MEK, a respirator, and some latex gloves.

When I started looking around the shop, I found this monstrosity just laying there, dead, out in the open. He must have crawled through the spider spray I laid down around the perimeter. He’s huge.

That's a quarter.

Anyway, I am not too happy with the outside rivet I installed yesterday. I ended up using a double offset set as the bucking bar, and I just don’t like the shop heads.

Bad shop head there on the left.

Same there on the right.

I got them drilled out, and figured that the materials on both sides were thick enough to ignore the “shop head on the side with the thinnest material” rule. I put the machined heads in here, and bucked from the front.

These look much better, even though they aren't all facing the same direction.

Here they are from the other side.

I am much happier with these.

Then, on to the counterbalance. Because I don’t have a #10 dimple die, I decided to countersink these, and use them as the female die.
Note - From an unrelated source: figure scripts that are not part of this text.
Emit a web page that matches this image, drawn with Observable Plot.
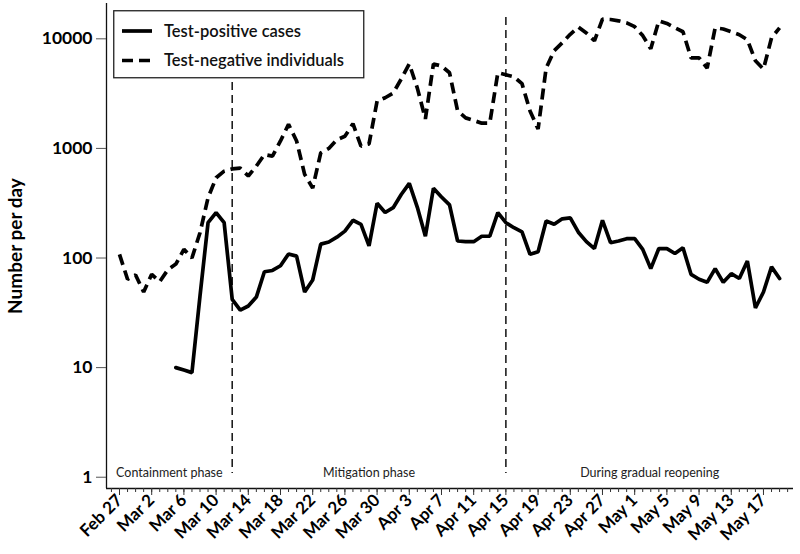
<!DOCTYPE html>
<html>
<head>
<meta charset="utf-8">
<script src="https://cdn.jsdelivr.net/npm/d3@7"></script>
<script src="https://cdn.jsdelivr.net/npm/@observablehq/plot@0.6"></script>
<style>
  body { margin: 0; background: #fff; }
  #wrap { position: relative; width: 800px; height: 554px; }
  #legend { position: absolute; left: 113px; top: 10px; }
</style>
</head>
<body>
<div id="wrap"></div>
<script>
// ---- data ----
const startDate = "2020-02-27"; // first day of the series, one value per day
const positiveCases = [
  null, null, null, null, null, null, null, 10, 9.5, 9,
  45, 210, 260, 210, 42, 33.5, 36.5, 44, 75, 77,
  85, 109, 104, 49, 63, 134, 140, 155, 176, 221,
  203, 129, 316, 260, 288, 380, 480, 290, 158, 433,
  360, 305, 143, 141, 141, 158, 158, 260, 210, 189,
  173, 108, 114, 218, 203, 228, 232, 172, 141, 122,
  221, 138, 143, 150, 150, 120, 80, 122, 122, 110,
  124, 71, 64, 60, 80, 60, 72, 65, 94, 35,
  49, 83, 65
];
const negativeIndividuals = [
  108, 64, 70, 49, 71, 61, 78, 88, 120, 100,
  170, 354, 540, 620, 650, 660, 560, 690, 880, 850,
  1170, 1660, 1170, 580, 435, 910, 1000, 1200, 1290, 1680,
  1050, 1100, 2700, 2900, 3200, 4300, 5900, 3550, 1860, 5900,
  5650, 4900, 2200, 1900, 1800, 1700, 1700, 4900, 4700, 4500,
  3900, 2200, 1500, 5400, 7800, 9200, 11000, 12800, 11300, 9600,
  15100, 15000, 14600, 14000, 12900, 10700, 8100, 14600, 13800, 12600,
  11600, 6700, 6700, 5400, 12600, 12300, 11600, 10900, 9800, 6300,
  5300, 10200, 12600
];
const seriesNames = ["Test-positive cases", "Test-negative individuals"];
const tickDates = ["2020-02-27","2020-03-02","2020-03-06","2020-03-10","2020-03-14","2020-03-18","2020-03-22",
  "2020-03-26","2020-03-30","2020-04-03","2020-04-07","2020-04-11","2020-04-15","2020-04-19","2020-04-23",
  "2020-04-27","2020-05-01","2020-05-05","2020-05-09","2020-05-13","2020-05-17"];
const tickLabels = ["Feb 27","Mar 2","Mar 6","Mar 10","Mar 14","Mar 18","Mar 22","Mar 26","Mar 30","Apr 3",
  "Apr 7","Apr 11","Apr 15","Apr 19","Apr 23","Apr 27","May 1","May 5","May 9","May 13","May 17"];
const yTicks = [1, 10, 100, 1000, 10000];
const phaseBreaks = ["2020-03-12", "2020-04-15"];
const phaseNames = ["Containment phase", "Mitigation phase", "During gradual reopening"];
const yTitle = "Number per day";

// ---- build tables ----
const t0 = new Date(startDate + "T00:00:00Z");
const day = 864e5;
const rows = [];
positiveCases.forEach((v, i) => rows.push({date: new Date(+t0 + i * day), value: v, series: seriesNames[0]}));
negativeIndividuals.forEach((v, i) => rows.push({date: new Date(+t0 + i * day), value: v, series: seriesNames[1]}));
const posRows = rows.filter(d => d.series === seriesNames[0]);
const negRows = rows.filter(d => d.series === seriesNames[1]);

const xDomain = [new Date(+t0 - 1.615 * day), new Date(+t0 + 83.73 * day)];
const yDomain = [0.789, 21000];
const labelByTime = new Map(tickDates.map((d, i) => [+new Date(d + "T00:00:00Z"), tickLabels[i]]));
const majorTicks = tickDates.map(d => new Date(d + "T00:00:00Z"));
const minorTicks = d3.utcDay.range(new Date(+t0 - day), new Date(+t0 + 84 * day));
const breakDates = phaseBreaks.map(d => new Date(d + "T00:00:00Z"));
const bounds = [xDomain[0], ...breakDates, xDomain[1]];
const phases = phaseNames.map((name, i) => ({name, date: new Date((+bounds[i] + +bounds[i + 1]) / 2)}));

const chart = Plot.plot({
  width: 800,
  height: 554,
  marginLeft: 106,
  marginRight: 7,
  marginTop: 3,
  marginBottom: 66,
  style: {fontFamily: "Lato, 'Open Sans', sans-serif", fontSize: "15px", color: "#000", background: "#fff"},
  x: {type: "utc", domain: xDomain},
  y: {type: "log", domain: yDomain},
  marks: [
    Plot.ruleX([xDomain[0]], {stroke: "#111", strokeWidth: 1.3}),
    Plot.ruleY([yDomain[0]], {stroke: "#111", strokeWidth: 1.3}),
    Plot.axisY({ticks: yTicks, tickFormat: d => String(d), tickSize: 10, tickPadding: 4, fontWeight: "bold", fontSize: 17.5, stroke: "#555", label: null}),
    Plot.axisX({ticks: minorTicks, tickSize: 4, tickFormat: () => "", label: null, stroke: "#333"}),
    Plot.axisX({ticks: majorTicks, tickSize: 7, tickRotate: -45, tickPadding: 2, fontWeight: "bold", fontSize: 17,
      tickFormat: d => labelByTime.get(+d), label: null, stroke: "#333"}),
    Plot.ruleX(breakDates, {x: d => d, stroke: "#111", strokeWidth: 1.5, strokeDasharray: "8,5", insetTop: 14, insetBottom: 15}),
    Plot.text(phases, {x: "date", text: "name", frameAnchor: "bottom", dy: -12, fontSize: 12.5, fill: "#222"}),
    Plot.text([yTitle], {frameAnchor: "left", textAnchor: "middle", rotate: -90, dx: -91, fontWeight: "bold", fontSize: 19}),
    Plot.line(negRows, {x: "date", y: "value", stroke: "#000", strokeWidth: 3.7, strokeDasharray: "11,6", strokeLinecap: "butt", strokeLinejoin: "miter"}),
    Plot.line(posRows, {x: "date", y: "value", stroke: "#000", strokeWidth: 3.7, strokeLinejoin: "miter"})
  ]
});
const wrap = document.getElementById("wrap");
wrap.appendChild(chart);

// legend (inside the plot area, top-left)
const lg = d3.create("svg").attr("id", "legend").attr("width", 252).attr("height", 69)
  .style("font-family", "Lato, 'Open Sans', sans-serif");
lg.append("rect").attr("x", 0.75).attr("y", 0.75).attr("width", 250).attr("height", 67)
  .attr("fill", "#fff").attr("stroke", "#222").attr("stroke-width", 1.3);
seriesNames.forEach((name, i) => {
  const cy = 21 + i * 29.5;
  lg.append("line").attr("x1", 9).attr("x2", 39).attr("y1", cy).attr("y2", cy)
    .attr("stroke", "#000").attr("stroke-width", 3.7)
    .attr("stroke-dasharray", i === 1 ? "11,6" : null);
  lg.append("text").attr("x", 51).attr("y", cy).attr("dy", "0.35em")
    .attr("font-size", 16.5).attr("font-weight", 600).attr("fill", "#111").text(name);
});
wrap.appendChild(lg.node());
</script>
</body>
</html>
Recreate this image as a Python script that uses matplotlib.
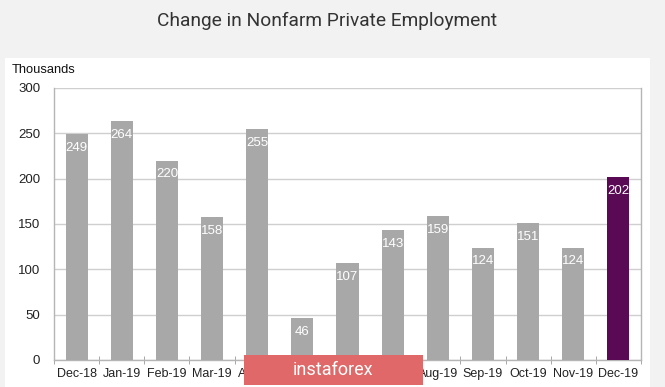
import matplotlib
matplotlib.use("Agg")
import matplotlib.pyplot as plt
from matplotlib.patches import Rectangle

months = ["Dec-18", "Jan-19", "Feb-19", "Mar-19", "Apr-19", "May-19", "Jun-19",
          "Jul-19", "Aug-19", "Sep-19", "Oct-19", "Nov-19", "Dec-19"]
values = [249, 264, 220, 158, 255, 46, 107, 143, 159, 124, 151, 124, 202]
yticks = [0, 50, 100, 150, 200, 250, 300]

W, H = 665, 387
fig = plt.figure(figsize=(W / 100, H / 100), dpi=100)
fig.patch.set_facecolor("#f2f2f2")

# white panel
fig.patches.append(Rectangle((5 / W, 0), (650 - 5) / W, (H - 58) / H,
                             transform=fig.transFigure, facecolor="white",
                             edgecolor="none", zorder=-5))

fig.text(327 / W, 1 - 21 / H, "Change in Nonfarm Private Employment",
         ha="center", va="center", fontsize=13.8, color="#333333",
         family="Roboto")

ax = fig.add_axes([54 / W, 1 - 360 / H, (641 - 54) / W, (360 - 88) / H])
ax.set_zorder(1)
ax.set_facecolor("white")
x = list(range(len(months)))
colors = ["#a8a8a8"] * (len(months) - 1) + ["#5a0a55"]
bars = ax.bar(x, values, width=0.49, color=colors, zorder=3)
ax.set_xlim(-0.5, len(months) - 0.5)
ax.set_ylim(0, 300)
ax.set_yticks(yticks)
ax.set_yticklabels([str(v) for v in yticks], family="Liberation Sans",
                   fontsize=9.5, color="#222222")
ax.grid(axis="y", color="#cfcfcf", linewidth=1.0, zorder=0)
ax.set_xticks(x)
ax.set_xticklabels(months, family="Liberation Sans", fontsize=9, color="#222222")
ax.tick_params(axis="x", length=0, pad=6)
ax.tick_params(axis="y", length=0, pad=10)
# boundary ticks on x axis
ax.set_xticks([i - 0.5 for i in range(len(months) + 1)], minor=True)
ax.tick_params(axis="x", which="minor", length=6, direction="inout", color="#999999")
ax.spines["top"].set_visible(False)
for s in ["left", "right", "bottom"]:
    ax.spines[s].set_color("#b5b5b5")
    ax.spines[s].set_linewidth(1.0)

for xi, v in zip(x, values):
    ax.annotate(str(v), (xi, v), xytext=(0, -10), textcoords="offset points",
                ha="center", va="center", color="white", fontsize=9.5,
                family="Liberation Sans", zorder=4)

fig.text(12 / W, 1 - 70 / H, "Thousands", ha="left", va="center",
         fontsize=9.3, family="Liberation Sans", color="#111111")

# watermark
wm_ax = fig.add_axes([244 / W, 1 - 385 / H, (423 - 244) / W, 30 / H])
wm_ax.set_zorder(10)
wm_ax.set_facecolor("#e06868")
wm_ax.set_xticks([])
wm_ax.set_yticks([])
for s in wm_ax.spines.values():
    s.set_visible(False)
wm_ax.text(0.5, 0.5, "instaforex", ha="center", va="center",
           fontsize=13, color="white", family="Roboto", transform=wm_ax.transAxes)

fig.savefig("out.png", dpi=100, facecolor=fig.get_facecolor())
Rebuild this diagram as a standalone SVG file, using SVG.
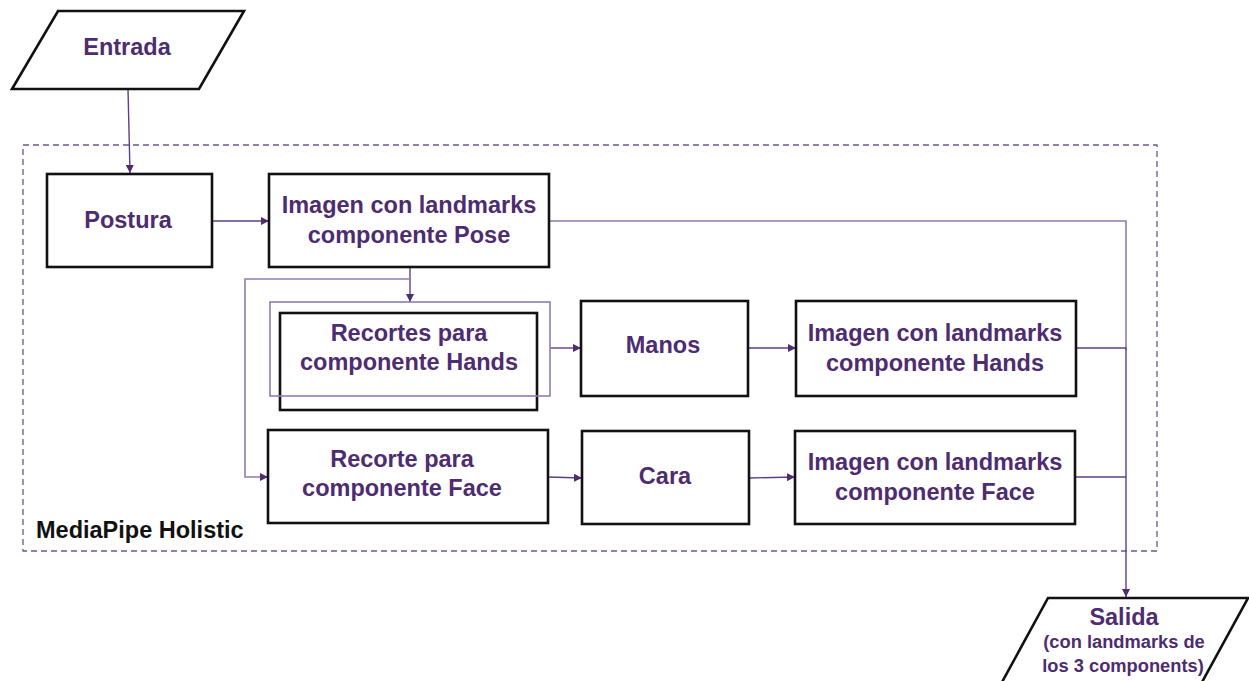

First try. Obviously to shallow, but I wanted to approach it slowly.

Another iteration.

Another iteration.

Check it with the screw. Nope, not yet.


Another try.

There we go.

Then, after trying a few things to see how to dimple the rib, I ended up putting the screw in the hole and using my squeezer (with no “upper” set so the screw goes through the hole in the yoke) as the dimple die.

This worked surprisingly well.

Here are the final dimples. If I had it to do over again, I would spring for the #10 dies. I’m sure I”ll have to use them throughout the project. I’m going to put them on the list.

Final dimples. Not perfect, but good enough.

2 rivets drilled out. Half an hour. Not bad for a busy Sunday.